22, libéré de ses peurs, récupère son badge et s’élance vers la Terre. 22 s’apprête à naître. Quant à Joe, il se retrouve bientôt sur la passerelle du « Grand Après »… Alors qu’il se sent prêt à quitter ce monde en paix, les directeurs du « Grand Après » apparaissent. Ils le remercient d’avoir transmis à 22 l’envie de vivre. Cela faisait des siècles que ses mentors échouaient. En guise de récompense, est-ce que Joe voudrait une deuxième chance ? Souhaiterait-il retrouver son corps ? D’abord hésitant, Joe accepte : il retrouve alors avec émotion son corps et sa vie, qu’il détestait tant auparavant.
La dernière scène est d’une simplicité renversante. C’est un matin d’hiver ensoleillé, Joe met son manteau, ouvre sa porte, respire, et sourit. Il se fait une promesse silencieuse. Celle d’apprécier pleinement sa vie. Sa vie, si banale et si précieuse.

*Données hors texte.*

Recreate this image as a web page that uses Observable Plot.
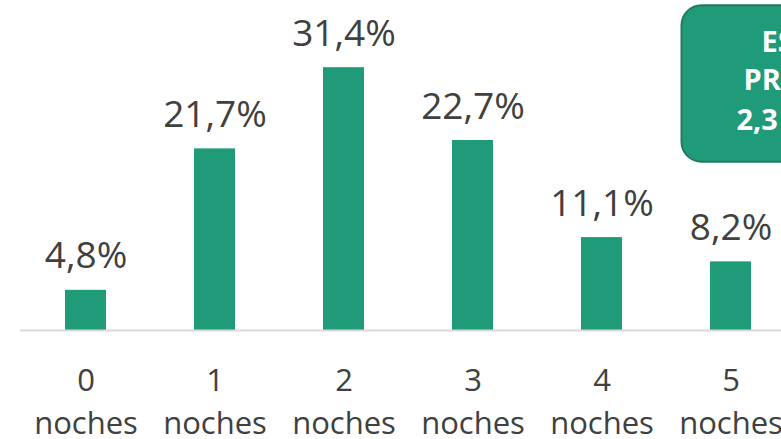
<!DOCTYPE html>
<html>
<head>
<meta charset="utf-8">
<script src="https://cdn.jsdelivr.net/npm/d3@7"></script>
<script src="https://cdn.jsdelivr.net/npm/@observablehq/plot@0.6"></script>
<style>
  html, body { margin: 0; padding: 0; background: #ffffff; overflow: hidden; }
  #chart { width: 781px; height: 439px; }
</style>
</head>
<body>
<div id="chart"></div>
<script>
const nights = ["0", "1", "2", "3", "4", "5"];
const tickLines = ["noches", "noches", "noches", "noches", "noches", "noches"];
const shares = [4.8, 21.7, 31.4, 22.7, 11.1, 8.2];
const shareLabels = ["4,8%", "21,7%", "31,4%", "22,7%", "11,1%", "8,2%"];
const boxLines = ["ESTANCIA", "PROMEDIO", "2,3 NOCHES"];

const data = nights.map((n, i) => ({cat: n + "\n" + tickLines[i], value: shares[i], label: shareLabels[i]}));
const cats = data.map(d => d.cat);

const green = "#1f9b79";
const grey = "#404040";

const chart = Plot.plot({
  width: 781,
  height: 439,
  marginLeft: 20,
  marginRight: 0,
  marginTop: 0,
  marginBottom: 0,
  style: {fontFamily: "'Open Sans', sans-serif", background: "transparent", overflow: "visible"},
  x: {domain: cats, range: [19.7, 797.3], paddingInner: 0.68, paddingOuter: 0.34, align: 0.5, axis: null},
  y: {domain: [0, 40], range: [330, -4.8], axis: null},
  marks: [
    Plot.barY(data, {x: "cat", y: "value", fill: green}),
    Plot.ruleY([0], {stroke: "#d9d9d9", strokeWidth: 2}),
    Plot.text(data, {x: "cat", y: "value", text: "label", lineAnchor: "bottom", dy: -22, fontSize: 37, fill: grey}),
    Plot.text(data, {x: "cat", y: 0, text: "cat", lineAnchor: "top", dy: 30, fontSize: 31, lineHeight: 1.39, fill: grey})
  ]
});

document.getElementById("chart").appendChild(chart);

// Annotation box anchored through the plot's scales
const svg = d3.select(chart);
const xs = chart.scale("x");
const ys = chart.scale("y");
const lastCenter = xs.apply(cats[cats.length - 1]) + xs.bandwidth / 2;
const boxLeft = lastCenter - 49;
const boxTop = ys.apply(38.8);
const boxBottom = ys.apply(20.1);
const g = svg.append("g").attr("text-anchor", "start");
g.append("rect")
  .attr("x", boxLeft).attr("y", boxTop)
  .attr("width", 200).attr("height", boxBottom - boxTop)
  .attr("rx", 20).attr("ry", 20)
  .attr("fill", green).attr("stroke", "#237a5f").attr("stroke-width", 2);
const starts = [80, 62, 55];
const baselines = [52, 90, 130];
g.selectAll("text.box").data(boxLines).join("text")
  .attr("class", "box")
  .attr("x", (d, i) => boxLeft + starts[i])
  .attr("y", (d, i) => baselines[i])
  .attr("text-anchor", "start")
  .attr("fill", "#ffffff")
  .attr("font-family", "'Open Sans', sans-serif")
  .attr("font-weight", "bold")
  .attr("font-size", 29)
  .text(d => d);
</script>
</body>
</html>
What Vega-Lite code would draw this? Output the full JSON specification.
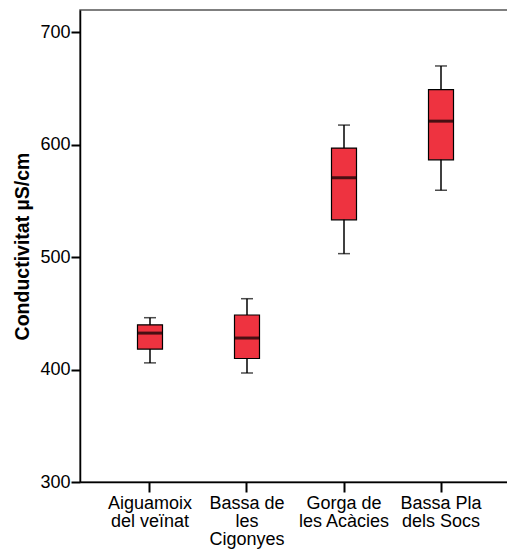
{
  "$schema": "https://vega.github.io/schema/vega-lite/v6.json",
  "width": 431,
  "height": 472,
  "padding": {"left": 12, "top": 10, "right": 0, "bottom": 5},
  "config": {
    "font": "Liberation Sans",
    "view": {"stroke": "#555555", "strokeWidth": 1.5},
    "axis": {"grid": false, "domainColor": "#000000", "tickColor": "#000000", "labelColor": "#000000", "titleColor": "#000000"}
  },
  "data": {
    "values": [
      {"site": "Aiguamoix\ndel veïnat", "min": 406, "q1": 418.3, "median": 432.5, "q3": 439.9, "max": 446.2},
      {"site": "Bassa de\nles\nCigonyes", "min": 397, "q1": 409.9, "median": 428.1, "q3": 448.6, "max": 463.1},
      {"site": "Gorga de\nles Acàcies", "min": 503.2, "q1": 533.3, "median": 570.7, "q3": 597.1, "max": 617.6},
      {"site": "Bassa Pla\ndels Socs", "min": 559.6, "q1": 586.7, "median": 621.1, "q3": 649.1, "max": 670.2}
    ]
  },
  "encoding": {
    "x": {
      "field": "site",
      "type": "nominal",
      "sort": null,
      "scale": {"paddingInner": 0.5, "paddingOuter": 0.4716},
      "axis": {
        "title": null,
        "labelAngle": 0,
        "labelExpr": "split(datum.label, '\\n')",
        "labelFontSize": 18,
        "labelLineHeight": 18,
        "labelPadding": 2,
        "tickSize": 10,
        "tickWidth": 2,
        "domainWidth": 1.5
      }
    }
  },
  "layer": [
    {
      "mark": {"type": "rule", "color": "#000000", "strokeWidth": 1.5},
      "encoding": {
        "y": {
          "field": "min",
          "type": "quantitative",
          "scale": {"domain": [300, 720], "nice": false, "zero": false},
          "axis": {
            "title": "Conductivitat µS/cm",
            "titleFontSize": 19.5,
            "titleFontWeight": "bold",
            "titlePadding": 7,
            "values": [300, 400, 500, 600, 700],
            "labelFontSize": 18,
            "labelPadding": 1,
            "tickSize": 9,
            "tickWidth": 2,
            "domainWidth": 1.5
          }
        },
        "y2": {"field": "max"}
      }
    },
    {
      "mark": {"type": "tick", "color": "#000000", "size": 12, "thickness": 1.5},
      "encoding": {"y": {"field": "min", "type": "quantitative"}}
    },
    {
      "mark": {"type": "tick", "color": "#000000", "size": 12, "thickness": 1.5},
      "encoding": {"y": {"field": "max", "type": "quantitative"}}
    },
    {
      "mark": {"type": "bar", "size": 25, "fill": "#EE3340", "stroke": "#000000", "strokeWidth": 1.2},
      "encoding": {
        "y": {"field": "q1", "type": "quantitative"},
        "y2": {"field": "q3"}
      }
    },
    {
      "mark": {"type": "tick", "color": "#000000", "size": 25, "thickness": 3},
      "encoding": {"y": {"field": "median", "type": "quantitative"}}
    }
  ]
}
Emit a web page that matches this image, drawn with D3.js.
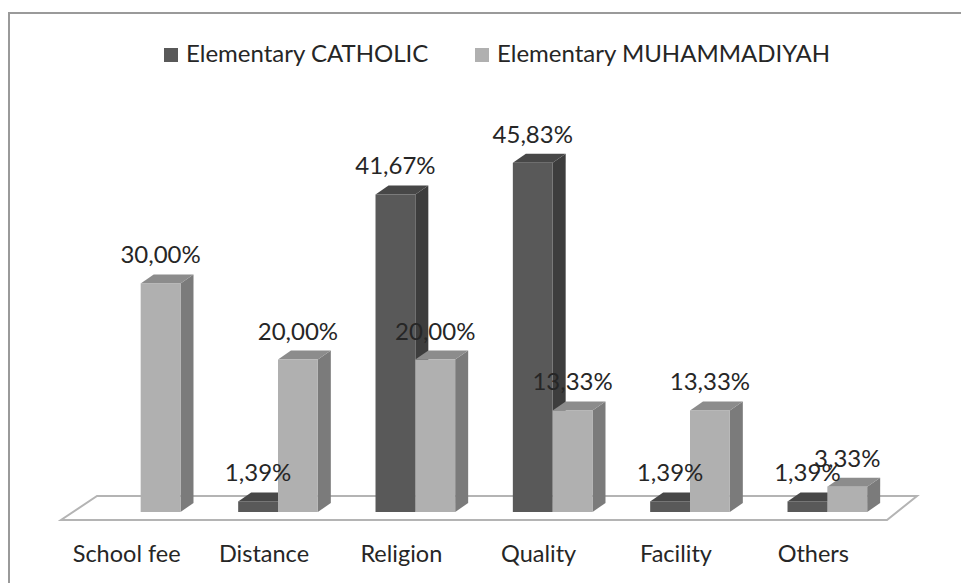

Le film Soul, bien qu’il s’agisse d’un dessin animé destiné aux enfants, peut toucher tous les publics. Nous comprenons à la fin du film que la “flamme” (que 22 cherche désespérément) n’est pas la passion ou le but ultime d’une vie, mais simplement le goût de vivre. Cette flamme s’allume sur le badge des âmes lorsque celles-ci se sentent prêtes et légitimes à vivre. Alors il n’y aurait pas vraiment besoin de passion définie ? De vocation claire et nette au creux de soi ?
Personnellement, j’ai toujours paniqué en entendant : « Que veux-tu faire plus tard ? Quelle est ta passion ? ». Que dire. Vite. Une réponse pertinente. Qui me définit. Le problème, c’est que… je n’en sais rien. Je n’aime rien en particulier, j’aime tout. Cela signifie-t-il que je suis inintéressante ? Sans ambition ? Que ma vie ne mérite pas d’être vécue ?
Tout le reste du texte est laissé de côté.